- [DATASET CONTENT]
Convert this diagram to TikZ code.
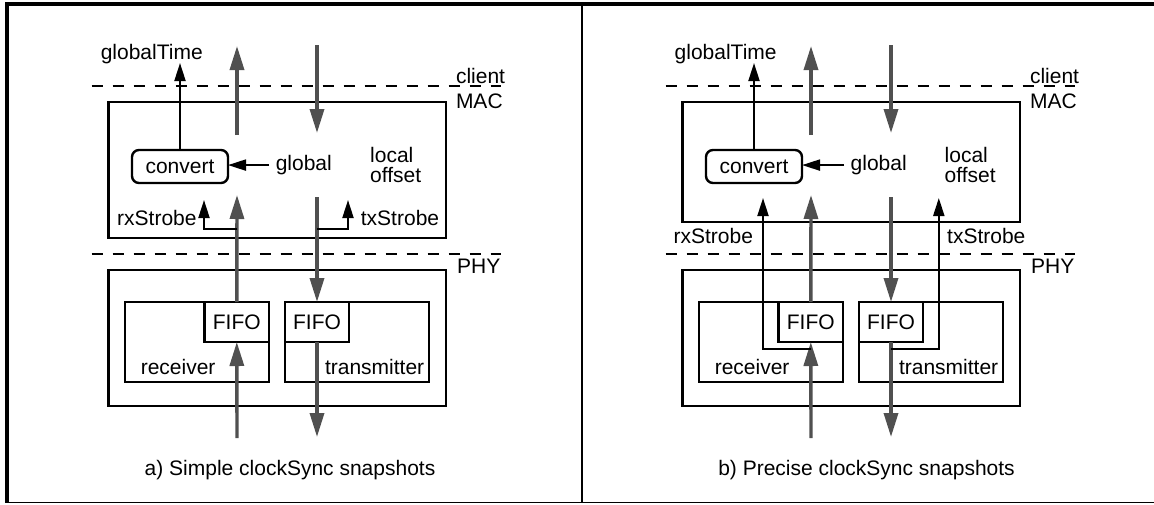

---

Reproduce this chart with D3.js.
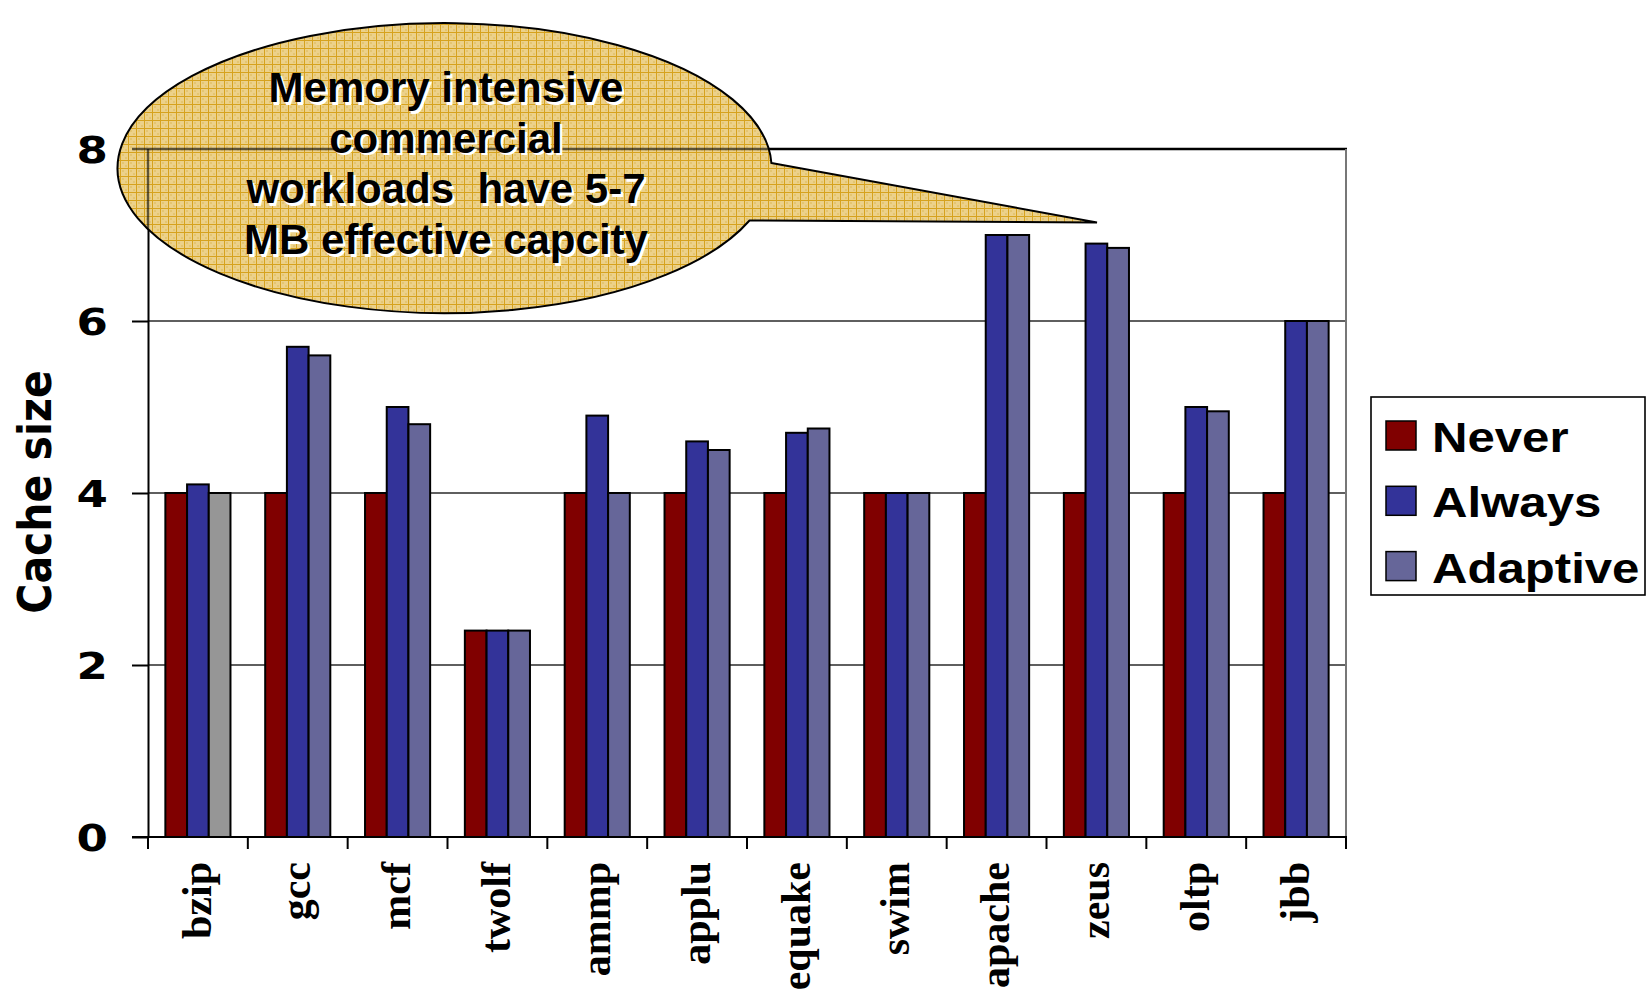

...

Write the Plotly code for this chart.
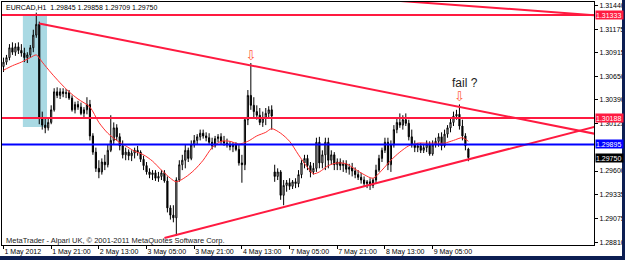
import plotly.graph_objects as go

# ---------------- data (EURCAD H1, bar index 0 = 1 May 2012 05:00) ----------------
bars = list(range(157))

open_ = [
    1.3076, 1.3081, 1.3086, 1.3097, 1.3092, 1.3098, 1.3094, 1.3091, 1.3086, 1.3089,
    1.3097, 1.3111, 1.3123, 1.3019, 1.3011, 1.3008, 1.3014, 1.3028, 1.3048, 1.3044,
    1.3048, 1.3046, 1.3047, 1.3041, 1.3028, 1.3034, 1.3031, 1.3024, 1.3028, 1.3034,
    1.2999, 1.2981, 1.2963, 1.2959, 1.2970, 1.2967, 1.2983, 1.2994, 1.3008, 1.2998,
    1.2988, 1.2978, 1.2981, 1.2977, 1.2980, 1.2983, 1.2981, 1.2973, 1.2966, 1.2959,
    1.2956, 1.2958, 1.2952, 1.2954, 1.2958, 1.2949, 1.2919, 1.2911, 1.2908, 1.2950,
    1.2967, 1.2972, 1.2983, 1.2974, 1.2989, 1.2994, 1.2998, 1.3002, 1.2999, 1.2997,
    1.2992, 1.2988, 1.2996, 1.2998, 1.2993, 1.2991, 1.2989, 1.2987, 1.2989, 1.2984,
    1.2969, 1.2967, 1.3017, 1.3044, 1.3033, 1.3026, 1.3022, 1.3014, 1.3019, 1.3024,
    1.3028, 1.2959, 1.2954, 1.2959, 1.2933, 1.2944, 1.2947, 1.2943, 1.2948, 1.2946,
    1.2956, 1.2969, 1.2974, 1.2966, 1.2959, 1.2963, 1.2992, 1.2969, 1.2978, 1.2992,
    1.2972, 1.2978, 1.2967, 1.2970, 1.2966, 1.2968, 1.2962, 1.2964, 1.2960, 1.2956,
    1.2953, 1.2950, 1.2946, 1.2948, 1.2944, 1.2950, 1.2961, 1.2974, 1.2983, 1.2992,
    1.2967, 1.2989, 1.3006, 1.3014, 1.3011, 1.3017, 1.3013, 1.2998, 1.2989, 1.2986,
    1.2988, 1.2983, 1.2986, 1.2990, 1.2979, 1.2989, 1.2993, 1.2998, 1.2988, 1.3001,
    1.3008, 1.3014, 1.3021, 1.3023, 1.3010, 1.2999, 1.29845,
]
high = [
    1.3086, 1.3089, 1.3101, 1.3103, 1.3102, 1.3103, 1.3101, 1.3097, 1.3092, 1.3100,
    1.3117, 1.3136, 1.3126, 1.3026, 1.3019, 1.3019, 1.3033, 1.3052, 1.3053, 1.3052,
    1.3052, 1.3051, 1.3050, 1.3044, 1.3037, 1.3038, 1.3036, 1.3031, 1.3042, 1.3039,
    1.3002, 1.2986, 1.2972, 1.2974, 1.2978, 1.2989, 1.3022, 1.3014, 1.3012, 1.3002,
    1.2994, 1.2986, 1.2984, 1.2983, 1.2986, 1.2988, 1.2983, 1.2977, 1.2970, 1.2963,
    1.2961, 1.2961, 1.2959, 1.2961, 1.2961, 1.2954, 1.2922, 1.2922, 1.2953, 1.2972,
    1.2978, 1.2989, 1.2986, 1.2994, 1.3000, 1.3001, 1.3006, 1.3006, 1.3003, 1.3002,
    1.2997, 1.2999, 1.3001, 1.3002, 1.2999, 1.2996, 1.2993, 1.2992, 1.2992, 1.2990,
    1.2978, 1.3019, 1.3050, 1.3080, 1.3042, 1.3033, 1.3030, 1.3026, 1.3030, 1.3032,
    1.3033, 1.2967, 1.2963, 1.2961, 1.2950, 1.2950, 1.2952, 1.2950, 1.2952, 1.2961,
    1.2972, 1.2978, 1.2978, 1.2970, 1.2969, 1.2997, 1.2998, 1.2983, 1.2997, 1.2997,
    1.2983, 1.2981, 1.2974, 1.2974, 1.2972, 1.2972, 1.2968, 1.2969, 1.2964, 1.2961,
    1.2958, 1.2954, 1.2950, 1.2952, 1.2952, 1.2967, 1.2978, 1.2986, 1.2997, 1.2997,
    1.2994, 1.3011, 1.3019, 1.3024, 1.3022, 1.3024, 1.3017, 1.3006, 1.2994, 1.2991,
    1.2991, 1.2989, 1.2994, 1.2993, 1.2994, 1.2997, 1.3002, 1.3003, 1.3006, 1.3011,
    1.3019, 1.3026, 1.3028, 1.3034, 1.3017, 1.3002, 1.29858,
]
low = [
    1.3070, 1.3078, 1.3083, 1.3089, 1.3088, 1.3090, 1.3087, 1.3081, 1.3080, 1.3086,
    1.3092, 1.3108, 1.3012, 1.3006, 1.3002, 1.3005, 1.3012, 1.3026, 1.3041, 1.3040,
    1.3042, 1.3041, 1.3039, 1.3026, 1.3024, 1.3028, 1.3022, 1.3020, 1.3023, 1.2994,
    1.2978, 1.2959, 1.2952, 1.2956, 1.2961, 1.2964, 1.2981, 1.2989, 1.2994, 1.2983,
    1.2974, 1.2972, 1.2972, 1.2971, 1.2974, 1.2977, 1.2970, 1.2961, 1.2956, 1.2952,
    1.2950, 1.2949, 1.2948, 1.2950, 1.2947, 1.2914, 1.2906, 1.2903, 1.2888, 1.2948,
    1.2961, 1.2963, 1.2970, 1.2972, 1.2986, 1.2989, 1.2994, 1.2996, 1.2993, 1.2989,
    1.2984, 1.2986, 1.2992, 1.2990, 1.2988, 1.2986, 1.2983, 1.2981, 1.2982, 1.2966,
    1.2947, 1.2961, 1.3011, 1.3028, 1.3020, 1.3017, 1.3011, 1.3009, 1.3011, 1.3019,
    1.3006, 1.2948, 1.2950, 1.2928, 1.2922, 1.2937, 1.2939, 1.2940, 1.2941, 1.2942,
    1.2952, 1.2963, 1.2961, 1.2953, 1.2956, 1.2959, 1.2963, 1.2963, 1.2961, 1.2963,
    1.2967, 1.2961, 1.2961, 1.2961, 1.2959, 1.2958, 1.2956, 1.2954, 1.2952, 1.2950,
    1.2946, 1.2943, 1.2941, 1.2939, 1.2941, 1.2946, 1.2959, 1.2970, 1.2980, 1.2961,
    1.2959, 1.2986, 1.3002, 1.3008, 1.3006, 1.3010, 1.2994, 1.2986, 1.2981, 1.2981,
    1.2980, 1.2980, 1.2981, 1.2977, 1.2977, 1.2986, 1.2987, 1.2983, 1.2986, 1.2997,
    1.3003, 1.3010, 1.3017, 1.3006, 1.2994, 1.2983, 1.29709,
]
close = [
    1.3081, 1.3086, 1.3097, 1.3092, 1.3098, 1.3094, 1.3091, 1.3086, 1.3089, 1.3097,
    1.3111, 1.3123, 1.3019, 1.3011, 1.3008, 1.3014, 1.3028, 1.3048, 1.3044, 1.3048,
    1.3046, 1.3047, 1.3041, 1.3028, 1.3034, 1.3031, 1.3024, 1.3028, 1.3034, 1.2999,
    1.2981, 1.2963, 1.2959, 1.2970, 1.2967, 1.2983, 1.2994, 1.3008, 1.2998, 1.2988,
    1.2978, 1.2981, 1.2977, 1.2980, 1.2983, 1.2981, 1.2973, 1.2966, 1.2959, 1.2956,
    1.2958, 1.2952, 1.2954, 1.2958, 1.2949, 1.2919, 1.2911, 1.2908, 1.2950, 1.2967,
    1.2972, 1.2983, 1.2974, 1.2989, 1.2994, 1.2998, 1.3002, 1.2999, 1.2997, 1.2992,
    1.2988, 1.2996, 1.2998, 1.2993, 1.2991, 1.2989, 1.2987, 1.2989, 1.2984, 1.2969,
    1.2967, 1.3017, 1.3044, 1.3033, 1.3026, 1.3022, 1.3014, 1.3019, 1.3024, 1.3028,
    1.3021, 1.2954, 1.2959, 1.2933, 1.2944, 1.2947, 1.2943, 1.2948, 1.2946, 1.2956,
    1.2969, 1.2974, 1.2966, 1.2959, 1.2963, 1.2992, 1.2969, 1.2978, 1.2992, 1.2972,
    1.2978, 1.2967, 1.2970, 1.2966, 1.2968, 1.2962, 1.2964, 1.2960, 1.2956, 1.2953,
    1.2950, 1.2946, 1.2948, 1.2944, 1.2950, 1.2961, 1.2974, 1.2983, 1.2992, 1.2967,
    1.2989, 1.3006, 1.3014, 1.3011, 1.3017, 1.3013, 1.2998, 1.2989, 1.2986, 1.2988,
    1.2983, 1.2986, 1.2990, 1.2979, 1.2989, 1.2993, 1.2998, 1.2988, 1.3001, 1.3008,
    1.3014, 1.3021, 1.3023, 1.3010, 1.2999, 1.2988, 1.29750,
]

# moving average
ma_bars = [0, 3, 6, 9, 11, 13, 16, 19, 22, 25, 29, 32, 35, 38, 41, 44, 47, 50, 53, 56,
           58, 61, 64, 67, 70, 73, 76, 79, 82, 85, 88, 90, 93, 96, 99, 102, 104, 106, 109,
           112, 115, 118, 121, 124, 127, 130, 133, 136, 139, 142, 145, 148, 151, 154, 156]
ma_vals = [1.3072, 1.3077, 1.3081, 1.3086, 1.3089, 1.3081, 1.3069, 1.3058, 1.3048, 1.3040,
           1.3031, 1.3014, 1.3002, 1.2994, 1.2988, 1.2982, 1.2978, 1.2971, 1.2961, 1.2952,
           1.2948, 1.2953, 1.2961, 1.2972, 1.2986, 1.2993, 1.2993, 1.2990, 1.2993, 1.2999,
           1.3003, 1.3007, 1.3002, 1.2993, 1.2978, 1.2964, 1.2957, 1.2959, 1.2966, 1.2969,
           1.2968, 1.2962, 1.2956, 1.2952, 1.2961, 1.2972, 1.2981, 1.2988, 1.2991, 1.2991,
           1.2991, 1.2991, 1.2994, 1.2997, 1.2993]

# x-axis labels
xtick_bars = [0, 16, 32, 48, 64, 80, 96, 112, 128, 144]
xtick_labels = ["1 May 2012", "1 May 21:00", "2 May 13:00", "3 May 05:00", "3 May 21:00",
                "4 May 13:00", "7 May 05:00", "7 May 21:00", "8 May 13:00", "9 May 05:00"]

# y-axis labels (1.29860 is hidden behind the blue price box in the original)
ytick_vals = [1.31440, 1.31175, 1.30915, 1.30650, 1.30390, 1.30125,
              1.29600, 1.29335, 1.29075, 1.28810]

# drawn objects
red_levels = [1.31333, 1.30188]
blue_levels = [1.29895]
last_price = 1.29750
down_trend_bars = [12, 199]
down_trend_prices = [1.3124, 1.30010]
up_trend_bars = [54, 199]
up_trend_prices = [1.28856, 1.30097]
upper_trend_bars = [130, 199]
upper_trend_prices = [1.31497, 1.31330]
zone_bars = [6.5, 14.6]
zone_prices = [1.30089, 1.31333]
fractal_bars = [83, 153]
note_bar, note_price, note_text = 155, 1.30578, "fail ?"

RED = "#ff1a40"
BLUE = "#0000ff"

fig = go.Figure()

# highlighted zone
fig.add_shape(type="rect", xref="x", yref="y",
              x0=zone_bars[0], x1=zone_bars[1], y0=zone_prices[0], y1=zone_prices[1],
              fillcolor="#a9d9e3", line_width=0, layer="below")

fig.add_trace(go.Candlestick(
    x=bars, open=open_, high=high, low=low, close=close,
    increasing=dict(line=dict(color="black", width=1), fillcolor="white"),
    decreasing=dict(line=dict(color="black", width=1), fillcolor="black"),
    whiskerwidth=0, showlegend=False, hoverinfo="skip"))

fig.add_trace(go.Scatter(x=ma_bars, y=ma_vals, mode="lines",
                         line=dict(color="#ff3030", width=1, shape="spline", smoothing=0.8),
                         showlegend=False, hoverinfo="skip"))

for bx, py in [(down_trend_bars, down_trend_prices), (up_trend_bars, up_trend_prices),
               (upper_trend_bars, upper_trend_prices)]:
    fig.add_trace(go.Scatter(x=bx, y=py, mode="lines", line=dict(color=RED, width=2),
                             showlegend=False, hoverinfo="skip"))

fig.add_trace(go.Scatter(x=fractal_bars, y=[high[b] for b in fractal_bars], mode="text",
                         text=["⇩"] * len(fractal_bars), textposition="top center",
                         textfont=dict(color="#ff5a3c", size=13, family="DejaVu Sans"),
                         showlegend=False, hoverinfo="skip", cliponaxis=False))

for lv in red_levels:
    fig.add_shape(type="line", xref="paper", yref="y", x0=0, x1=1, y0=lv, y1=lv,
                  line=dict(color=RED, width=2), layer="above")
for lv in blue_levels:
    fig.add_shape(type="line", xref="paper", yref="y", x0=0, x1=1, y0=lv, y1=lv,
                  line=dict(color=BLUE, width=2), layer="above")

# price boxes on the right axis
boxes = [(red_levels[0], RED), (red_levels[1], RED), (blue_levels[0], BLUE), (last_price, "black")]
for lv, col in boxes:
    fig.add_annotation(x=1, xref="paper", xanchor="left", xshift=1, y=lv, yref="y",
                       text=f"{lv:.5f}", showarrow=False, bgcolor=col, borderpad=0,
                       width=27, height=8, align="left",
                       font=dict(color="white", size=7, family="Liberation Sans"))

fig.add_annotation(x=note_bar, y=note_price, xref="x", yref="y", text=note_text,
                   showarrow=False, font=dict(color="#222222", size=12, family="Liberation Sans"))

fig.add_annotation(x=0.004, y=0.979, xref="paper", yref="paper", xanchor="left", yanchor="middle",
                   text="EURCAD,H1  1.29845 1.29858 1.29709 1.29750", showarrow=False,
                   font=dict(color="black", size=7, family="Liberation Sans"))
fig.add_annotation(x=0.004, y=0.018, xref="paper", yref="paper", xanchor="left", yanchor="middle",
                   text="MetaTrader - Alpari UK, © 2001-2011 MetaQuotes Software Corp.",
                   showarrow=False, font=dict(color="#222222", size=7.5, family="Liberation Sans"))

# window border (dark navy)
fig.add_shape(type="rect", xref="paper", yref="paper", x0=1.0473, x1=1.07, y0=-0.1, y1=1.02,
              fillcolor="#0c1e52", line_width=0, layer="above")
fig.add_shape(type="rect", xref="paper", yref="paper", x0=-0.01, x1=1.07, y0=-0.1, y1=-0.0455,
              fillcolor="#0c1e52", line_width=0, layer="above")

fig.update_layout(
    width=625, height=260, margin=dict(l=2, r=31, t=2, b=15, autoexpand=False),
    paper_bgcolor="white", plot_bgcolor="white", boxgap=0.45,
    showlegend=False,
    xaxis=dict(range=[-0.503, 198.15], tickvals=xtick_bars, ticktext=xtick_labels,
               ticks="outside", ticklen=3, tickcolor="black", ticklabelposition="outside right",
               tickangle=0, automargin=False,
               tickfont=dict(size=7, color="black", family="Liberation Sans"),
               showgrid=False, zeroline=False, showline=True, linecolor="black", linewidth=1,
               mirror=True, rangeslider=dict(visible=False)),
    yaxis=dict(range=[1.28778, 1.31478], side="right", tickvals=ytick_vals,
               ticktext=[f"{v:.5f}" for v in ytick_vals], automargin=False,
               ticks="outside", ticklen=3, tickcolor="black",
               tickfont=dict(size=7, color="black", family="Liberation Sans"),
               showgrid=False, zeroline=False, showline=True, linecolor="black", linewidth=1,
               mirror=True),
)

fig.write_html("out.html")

- [TO BE DONE] Output exactly the lines from the one containing "Write the Plotly code for this chart." through the one containing "bars = list(range(157))", both included, and nothing else; leave out any pictures.

- [COMPLETE OUTPUT]
Write the Plotly code for this chart.
import plotly.graph_objects as go

# ---------------- data (EURCAD H1, bar index 0 = 1 May 2012 05:00) ----------------
bars = list(range(157))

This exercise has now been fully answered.